Not many businesses under a year old can boast the head of small business banking at one of the ‘big four’ as chairman, but Anneliese Urquhart’s preparation and persistence managed to gather a board that many large corporations would be proud of.
Like many, Urquhart travels frequently within Australia; but she realised on her travels how difficult it is to find information on local events.
Noticing that this is a common problem for many, Urquhart created Jedo in September last year.
Jedo is described as an online directory for all types of events across Australia.
It utilises social media, mobile and mapping services to deliver information-rich media listings for users and provides the opportunity for them to host and share their own events.
Jedo members receive notifications on events that fit their interests, as well as sample content and can also buy tickets for events.
Urquhart said many businesses looking to promote events find the ever-changing digital and social media space overwhelming, as they juggle social media platforms, search algorithms that change without notice, listings on their own sites, mainstream media, and a constantly evolving array of bloggers.
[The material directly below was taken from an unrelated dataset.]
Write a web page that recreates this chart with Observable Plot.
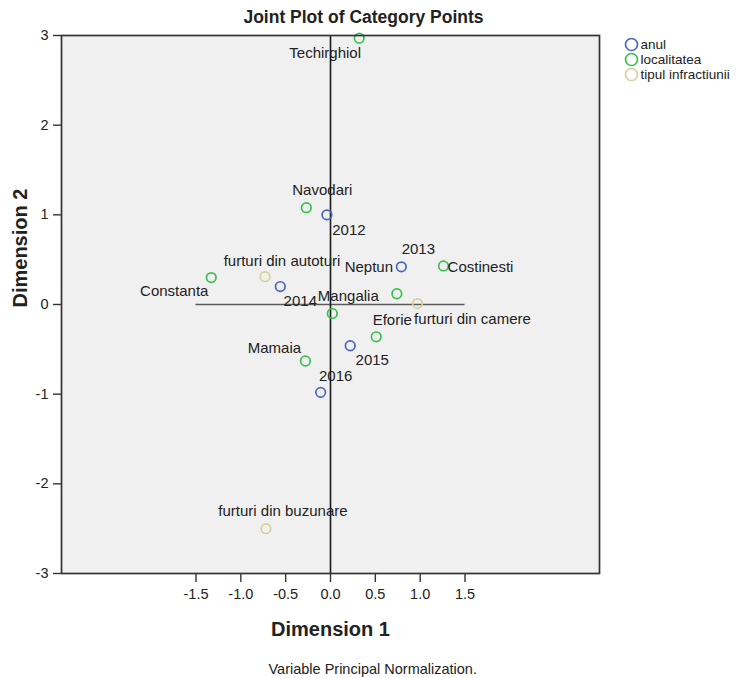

“It is because of these challenges that we created Jedo,” she says.
“We make event promotions simple for event organisers – they spend less time on social and digital media and get seen more often.”
“We help event organisers spend more time on their core business rather than worry about listing and promoting their events.”
“The creation of Jedo involved extensive planning and research. We continue to plan and research on an ongoing basis. This keeps us focused on the right priorities, benchmarks our services against others, and helps us come up with new solutions to make event promotions in the digital and social space even easier.”
On top of extensive research, Urquhart says Jedo was promoted through word-of-mouth, as she has spoken with around 2,000 event organisers via sales contacts.
This painstaking research and preparation was to pay off in the assembly of an unusually senior board for a start-up less than a year old.
Nick Reade, general manager of small business banking at ANZ, and Chris Nolan, chief operating officer of leading media agency Starcom Media, supported the conception of Jedo and are now respectively chairman and director of the business.
Urquhart also managed to get Matthew Palmer from Macquarie Bank to come on board as legal advisor and company secretary.
These big guns were enticed on board via a combination of effective groundwork, a niche opportunity in a relevant area and a pitch conducted on the fly.
Urquhart says: "After putting together the business plan, I needed seed funding to get started. I listed the business on an Australian angel investor network, and received 10 responses over the first week.”
“I knew that I wanted someone to bring expertise as well as investment to the business, so I ranked the potential investors in terms of desirability.”
“Nick Reade was the most desirable investment partner, so I arranged to see Nick.”
“He's an extremely busy man, so he was only free one Friday evening after work for a couple of hours before a black tie function. I pitched to him in a cafe on Powerpoint just before he was going to make his way to the function.”
“Nick did due diligence and reviewed our documentation and he came on board – it all happened within a couple of days.”
Reade says he was immediately impressed by the capability, experience and passion he saw when he first met the team at Jedo.
“I deal with many businesses, particularly start-ups, and I have rarely seen a start-up more prepared than Jedo, which gave me a great deal of confidence,” he explains.
Eventually, Nolan became involved in the business via Reade.
“Both Nick and Chris were purposely brought on to address an area of need in the business and are both actively involved in the business,” Urquhart says.
Reade’s senior at ANZ has given Jedo an unusual degree of experience in financial management, small business and marketing for a start-up in its position.
“(Reade) has been key in assisting with the capital raising and financial strategy,” Urquhart says.
“And Chris Nolan brings a wealth of experience, relationships and expertise in media. He has assisted in building the commercial model, the media proposition and actively helps bring in key partnerships and clients for the business.”
Jedo is now successfully selling shares through the Australian Small Scale Offerings Board, via its public company vehicle Localite Limited, and is well into the second round of the current investment offering.
Urquhart says she wishes she had started the business sooner: “I knew in my gut it was a great opportunity, but I spent a lot of time considering the risks and conducting exhaustive analysis before seeking seed funding.”
“With the benefit of experience, there are a few research steps that I would skip, or do more quickly.”
As for advice to entrepreneurs, she has this to say: “If you find yourself contemplating a great idea and constantly thinking about it, then get started! It is an incredibly rewarding experience. I’d do it again in a heartbeat.”